Answer 10 · 2023-03-09T22:58:03.000Z

There is nothing I can add. We also followed the approach of using a deployment, just because it seemed to be the obvious way, judging by chart design. But we gave up trying to replicate ds behaviour, cause there always were cases with unintended effects or needing manual override.

We have a set of n nodes which are configured (network segment, dimensions, fw Integration) to run ICs only, each on different ports. Deploying n additional nodes for each Stack of ICs would be huge overhead. Just as mimicing ds functions. It would even be nice to disable the hostPort altogether so the service with its externalIPs and the already implemented options for custom ports could kick in properly.

Thank you.

Answer 11 · 2023-03-10T15:26:48.000Z

daemonset vs deployment is personal preference.
The difference is that daemonset forces one pod across all nodes. And for many customers this consumes more compute than is necessary.
There is no traffic routing benefit to daemonset.
Many customers also run deployment for the ability to dynamically scale the ingress layer.

Where daemonset absolutely matters is when you have applications that require a fully stateful connection from client to backend pod. As only a daemonset type deployment can guarantee that each hop in the path maintains integrity.

We have customers that run deployment for scaling flexibility but use anti-affinity to force spread across nodes. Still valid, and supports the dynamic scaling need.

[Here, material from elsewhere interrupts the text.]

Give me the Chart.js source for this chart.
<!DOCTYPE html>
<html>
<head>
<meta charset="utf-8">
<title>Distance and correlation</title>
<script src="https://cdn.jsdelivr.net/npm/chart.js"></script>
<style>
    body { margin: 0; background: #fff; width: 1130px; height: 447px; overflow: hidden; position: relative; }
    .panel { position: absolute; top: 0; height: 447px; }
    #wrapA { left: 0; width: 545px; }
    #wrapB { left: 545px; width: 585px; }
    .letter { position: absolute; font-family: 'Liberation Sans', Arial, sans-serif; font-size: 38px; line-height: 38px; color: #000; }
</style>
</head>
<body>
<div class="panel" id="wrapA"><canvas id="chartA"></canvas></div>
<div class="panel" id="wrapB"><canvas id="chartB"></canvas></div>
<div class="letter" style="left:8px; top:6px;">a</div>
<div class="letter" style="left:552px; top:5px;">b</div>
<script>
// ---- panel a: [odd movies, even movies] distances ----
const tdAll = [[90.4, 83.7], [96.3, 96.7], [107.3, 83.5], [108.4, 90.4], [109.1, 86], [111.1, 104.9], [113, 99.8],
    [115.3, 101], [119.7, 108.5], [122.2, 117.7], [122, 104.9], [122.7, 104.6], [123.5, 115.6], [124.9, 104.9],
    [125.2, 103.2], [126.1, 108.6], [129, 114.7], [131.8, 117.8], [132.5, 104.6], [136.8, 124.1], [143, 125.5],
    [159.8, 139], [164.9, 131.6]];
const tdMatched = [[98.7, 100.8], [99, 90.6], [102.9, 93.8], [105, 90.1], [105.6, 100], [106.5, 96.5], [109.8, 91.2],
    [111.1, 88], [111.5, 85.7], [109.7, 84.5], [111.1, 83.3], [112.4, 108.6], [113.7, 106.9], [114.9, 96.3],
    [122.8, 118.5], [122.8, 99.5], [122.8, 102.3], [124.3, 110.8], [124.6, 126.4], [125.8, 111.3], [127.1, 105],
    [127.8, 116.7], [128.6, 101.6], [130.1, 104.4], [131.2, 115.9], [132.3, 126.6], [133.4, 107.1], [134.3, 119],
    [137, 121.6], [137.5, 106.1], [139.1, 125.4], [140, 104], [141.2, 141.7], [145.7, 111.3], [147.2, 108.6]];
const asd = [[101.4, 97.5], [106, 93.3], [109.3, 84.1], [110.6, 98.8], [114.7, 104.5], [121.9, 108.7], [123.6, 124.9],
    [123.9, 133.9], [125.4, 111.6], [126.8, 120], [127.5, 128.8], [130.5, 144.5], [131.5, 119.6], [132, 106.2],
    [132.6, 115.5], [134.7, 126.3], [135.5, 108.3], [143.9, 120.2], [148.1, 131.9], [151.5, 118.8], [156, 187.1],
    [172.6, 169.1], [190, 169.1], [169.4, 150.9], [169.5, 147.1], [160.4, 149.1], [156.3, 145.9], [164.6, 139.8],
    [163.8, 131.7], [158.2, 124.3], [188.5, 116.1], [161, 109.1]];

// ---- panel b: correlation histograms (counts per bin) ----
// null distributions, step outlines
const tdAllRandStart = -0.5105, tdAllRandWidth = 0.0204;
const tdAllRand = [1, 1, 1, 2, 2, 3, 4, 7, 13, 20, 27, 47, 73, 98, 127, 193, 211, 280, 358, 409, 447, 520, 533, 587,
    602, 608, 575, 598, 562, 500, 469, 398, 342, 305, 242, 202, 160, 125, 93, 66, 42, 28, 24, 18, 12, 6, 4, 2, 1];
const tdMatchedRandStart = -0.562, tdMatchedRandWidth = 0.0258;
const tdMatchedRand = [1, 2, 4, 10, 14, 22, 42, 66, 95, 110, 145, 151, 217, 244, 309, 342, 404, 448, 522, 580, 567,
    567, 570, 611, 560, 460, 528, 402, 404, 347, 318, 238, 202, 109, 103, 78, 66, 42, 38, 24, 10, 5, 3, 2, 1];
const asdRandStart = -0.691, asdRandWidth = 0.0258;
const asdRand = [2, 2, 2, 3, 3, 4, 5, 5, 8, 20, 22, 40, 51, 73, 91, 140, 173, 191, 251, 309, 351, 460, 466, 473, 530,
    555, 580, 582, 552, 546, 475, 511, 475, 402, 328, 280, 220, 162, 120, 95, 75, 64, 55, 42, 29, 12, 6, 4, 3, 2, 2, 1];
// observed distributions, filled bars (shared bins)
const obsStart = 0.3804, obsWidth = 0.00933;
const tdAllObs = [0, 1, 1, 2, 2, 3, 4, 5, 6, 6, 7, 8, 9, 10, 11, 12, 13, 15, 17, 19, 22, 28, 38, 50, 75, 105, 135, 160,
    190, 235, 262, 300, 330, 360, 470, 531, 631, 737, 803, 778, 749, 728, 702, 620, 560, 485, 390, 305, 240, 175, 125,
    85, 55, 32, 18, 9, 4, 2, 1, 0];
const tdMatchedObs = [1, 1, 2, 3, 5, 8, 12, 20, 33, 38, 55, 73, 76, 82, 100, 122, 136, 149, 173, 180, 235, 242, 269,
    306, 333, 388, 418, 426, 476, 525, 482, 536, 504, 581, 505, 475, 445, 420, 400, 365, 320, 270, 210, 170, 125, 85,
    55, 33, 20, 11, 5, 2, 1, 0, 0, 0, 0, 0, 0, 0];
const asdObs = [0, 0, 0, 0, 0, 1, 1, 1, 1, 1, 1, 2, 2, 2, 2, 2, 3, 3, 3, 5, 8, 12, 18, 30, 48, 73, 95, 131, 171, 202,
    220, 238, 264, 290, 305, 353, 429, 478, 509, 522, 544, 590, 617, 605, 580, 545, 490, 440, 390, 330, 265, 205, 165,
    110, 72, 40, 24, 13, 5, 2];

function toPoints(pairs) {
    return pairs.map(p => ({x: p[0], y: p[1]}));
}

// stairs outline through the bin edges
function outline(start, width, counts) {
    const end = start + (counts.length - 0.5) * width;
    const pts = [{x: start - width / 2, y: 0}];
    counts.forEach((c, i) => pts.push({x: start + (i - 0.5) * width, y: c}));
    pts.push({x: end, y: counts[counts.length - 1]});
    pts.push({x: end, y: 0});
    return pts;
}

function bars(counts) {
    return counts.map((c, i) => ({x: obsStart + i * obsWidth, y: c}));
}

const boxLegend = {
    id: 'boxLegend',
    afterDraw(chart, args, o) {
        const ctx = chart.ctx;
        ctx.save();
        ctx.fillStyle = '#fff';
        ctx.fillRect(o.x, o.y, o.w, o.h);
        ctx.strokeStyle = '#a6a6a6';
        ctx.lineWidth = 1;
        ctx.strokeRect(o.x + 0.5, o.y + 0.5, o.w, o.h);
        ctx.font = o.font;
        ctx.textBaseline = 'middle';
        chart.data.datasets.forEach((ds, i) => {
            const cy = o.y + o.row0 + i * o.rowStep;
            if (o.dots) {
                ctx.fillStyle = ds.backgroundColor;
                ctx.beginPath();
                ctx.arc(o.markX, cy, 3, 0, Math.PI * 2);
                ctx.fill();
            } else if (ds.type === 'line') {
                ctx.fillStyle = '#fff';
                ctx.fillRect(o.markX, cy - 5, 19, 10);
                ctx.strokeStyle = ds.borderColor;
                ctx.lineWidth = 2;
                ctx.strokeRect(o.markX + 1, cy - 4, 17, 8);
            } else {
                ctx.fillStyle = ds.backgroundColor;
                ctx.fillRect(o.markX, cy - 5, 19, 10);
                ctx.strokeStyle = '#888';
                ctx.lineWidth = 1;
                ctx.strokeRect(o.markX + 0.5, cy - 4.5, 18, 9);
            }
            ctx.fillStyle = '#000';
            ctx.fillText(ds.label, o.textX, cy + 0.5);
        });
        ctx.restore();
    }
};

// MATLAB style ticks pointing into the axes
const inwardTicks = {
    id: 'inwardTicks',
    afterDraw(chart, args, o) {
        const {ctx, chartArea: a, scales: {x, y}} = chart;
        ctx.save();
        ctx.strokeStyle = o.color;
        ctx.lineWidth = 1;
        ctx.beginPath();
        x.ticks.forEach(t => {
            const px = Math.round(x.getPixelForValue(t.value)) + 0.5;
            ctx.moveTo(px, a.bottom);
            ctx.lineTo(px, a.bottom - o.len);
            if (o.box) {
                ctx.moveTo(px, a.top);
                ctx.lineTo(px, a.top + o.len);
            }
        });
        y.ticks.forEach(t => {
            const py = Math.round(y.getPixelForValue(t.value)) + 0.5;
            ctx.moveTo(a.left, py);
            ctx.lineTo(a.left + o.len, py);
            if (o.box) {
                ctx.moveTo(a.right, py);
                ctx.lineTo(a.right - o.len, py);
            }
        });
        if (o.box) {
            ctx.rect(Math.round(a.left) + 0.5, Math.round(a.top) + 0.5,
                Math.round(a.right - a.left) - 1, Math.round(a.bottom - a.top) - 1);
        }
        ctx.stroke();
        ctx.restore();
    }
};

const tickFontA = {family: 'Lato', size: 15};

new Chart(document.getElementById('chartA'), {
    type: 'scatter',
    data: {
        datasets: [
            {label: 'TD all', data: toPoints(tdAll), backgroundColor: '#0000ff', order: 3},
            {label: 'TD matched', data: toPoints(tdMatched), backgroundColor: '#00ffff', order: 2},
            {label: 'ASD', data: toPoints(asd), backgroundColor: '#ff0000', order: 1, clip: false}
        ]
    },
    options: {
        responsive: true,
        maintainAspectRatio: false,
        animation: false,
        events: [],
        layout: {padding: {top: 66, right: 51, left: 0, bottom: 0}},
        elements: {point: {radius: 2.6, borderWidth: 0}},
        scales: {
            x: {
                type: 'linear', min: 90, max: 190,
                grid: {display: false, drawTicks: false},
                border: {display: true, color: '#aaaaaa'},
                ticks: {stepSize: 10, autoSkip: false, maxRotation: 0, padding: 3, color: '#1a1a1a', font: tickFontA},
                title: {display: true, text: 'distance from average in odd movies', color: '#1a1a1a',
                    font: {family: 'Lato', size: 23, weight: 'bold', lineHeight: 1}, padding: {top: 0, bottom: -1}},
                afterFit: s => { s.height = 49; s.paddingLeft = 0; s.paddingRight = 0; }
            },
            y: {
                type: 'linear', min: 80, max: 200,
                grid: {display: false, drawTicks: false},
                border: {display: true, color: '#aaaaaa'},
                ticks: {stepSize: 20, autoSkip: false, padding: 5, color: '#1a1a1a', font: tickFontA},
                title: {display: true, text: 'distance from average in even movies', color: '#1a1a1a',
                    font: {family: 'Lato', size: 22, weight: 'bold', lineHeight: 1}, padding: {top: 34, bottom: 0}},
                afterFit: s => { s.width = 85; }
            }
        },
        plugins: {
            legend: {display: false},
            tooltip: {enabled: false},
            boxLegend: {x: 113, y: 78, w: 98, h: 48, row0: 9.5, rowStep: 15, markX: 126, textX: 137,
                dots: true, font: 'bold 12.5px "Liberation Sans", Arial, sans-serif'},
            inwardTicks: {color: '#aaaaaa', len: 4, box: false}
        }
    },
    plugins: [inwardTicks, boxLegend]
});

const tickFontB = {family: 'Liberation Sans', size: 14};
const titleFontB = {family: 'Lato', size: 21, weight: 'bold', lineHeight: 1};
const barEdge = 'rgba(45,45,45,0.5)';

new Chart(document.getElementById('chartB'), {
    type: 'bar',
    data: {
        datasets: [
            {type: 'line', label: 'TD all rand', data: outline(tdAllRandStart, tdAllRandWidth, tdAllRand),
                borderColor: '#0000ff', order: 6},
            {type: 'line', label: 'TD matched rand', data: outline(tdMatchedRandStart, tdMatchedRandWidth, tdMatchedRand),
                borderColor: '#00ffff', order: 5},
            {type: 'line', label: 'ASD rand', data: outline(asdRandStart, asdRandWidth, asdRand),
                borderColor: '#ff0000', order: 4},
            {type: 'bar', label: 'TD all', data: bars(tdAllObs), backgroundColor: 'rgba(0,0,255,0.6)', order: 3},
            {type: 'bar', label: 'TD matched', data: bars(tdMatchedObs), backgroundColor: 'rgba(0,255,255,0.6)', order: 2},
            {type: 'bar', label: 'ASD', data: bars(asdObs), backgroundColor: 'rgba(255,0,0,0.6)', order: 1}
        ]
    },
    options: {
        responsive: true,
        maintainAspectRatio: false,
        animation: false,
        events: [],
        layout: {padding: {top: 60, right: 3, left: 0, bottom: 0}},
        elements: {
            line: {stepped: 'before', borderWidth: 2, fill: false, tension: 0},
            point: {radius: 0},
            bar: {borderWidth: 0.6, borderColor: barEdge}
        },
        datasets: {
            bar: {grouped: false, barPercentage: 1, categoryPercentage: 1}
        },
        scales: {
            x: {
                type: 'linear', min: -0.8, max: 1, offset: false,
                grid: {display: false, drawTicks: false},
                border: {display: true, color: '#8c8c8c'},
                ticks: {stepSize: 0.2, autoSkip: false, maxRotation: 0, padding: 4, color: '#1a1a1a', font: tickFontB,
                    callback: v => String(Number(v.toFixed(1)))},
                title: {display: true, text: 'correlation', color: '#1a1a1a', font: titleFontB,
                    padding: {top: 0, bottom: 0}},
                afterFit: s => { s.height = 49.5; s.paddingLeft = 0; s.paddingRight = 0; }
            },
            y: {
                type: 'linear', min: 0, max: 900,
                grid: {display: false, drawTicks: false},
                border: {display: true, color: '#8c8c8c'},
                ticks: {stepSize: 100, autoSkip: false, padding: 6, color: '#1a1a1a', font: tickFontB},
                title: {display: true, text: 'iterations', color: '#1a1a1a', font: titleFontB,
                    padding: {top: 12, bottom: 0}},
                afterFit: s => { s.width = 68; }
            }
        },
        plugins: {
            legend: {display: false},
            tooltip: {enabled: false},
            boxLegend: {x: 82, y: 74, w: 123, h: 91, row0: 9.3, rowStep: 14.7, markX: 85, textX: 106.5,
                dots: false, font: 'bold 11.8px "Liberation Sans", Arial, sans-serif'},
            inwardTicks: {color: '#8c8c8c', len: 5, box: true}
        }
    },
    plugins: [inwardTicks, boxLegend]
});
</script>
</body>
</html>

Now, I won't forget that this depends on a dynamic disaggregation (aka load balancer) in front of your cluster(s). And that is not always available or feasible.

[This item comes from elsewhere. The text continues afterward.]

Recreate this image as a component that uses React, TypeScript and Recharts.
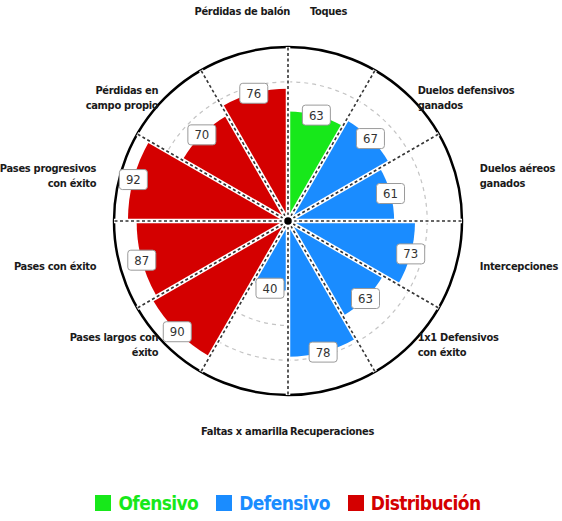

Honestly, we have customers doing all kinds of things - because that is what suits their needs. And I always want to understand the reasons why so that we can solve the problems in the better way for the most folks.

I would be happy for anyone that wants to, to pick this up and take a stab at it.

Answer 12 · 2023-03-10T19:21:12.000Z

Thanks @brianehlert

Just a side note - you can indeed use taints and tolerations, and node selectors with daemonset, just as you would do a deployment - to target scheduling on a subset of nodes.

A good write up here

You'll notice one is implicitly in-force for regular daemonsets to ensure that it does not schedule on control plane(master) nodes.

I'd say daemonset should be the defacto standard for NIC - with NGINX there is little reason to schedule more than 1 pod per node(per IC), given it's ability to scale vertically via the worker processes model.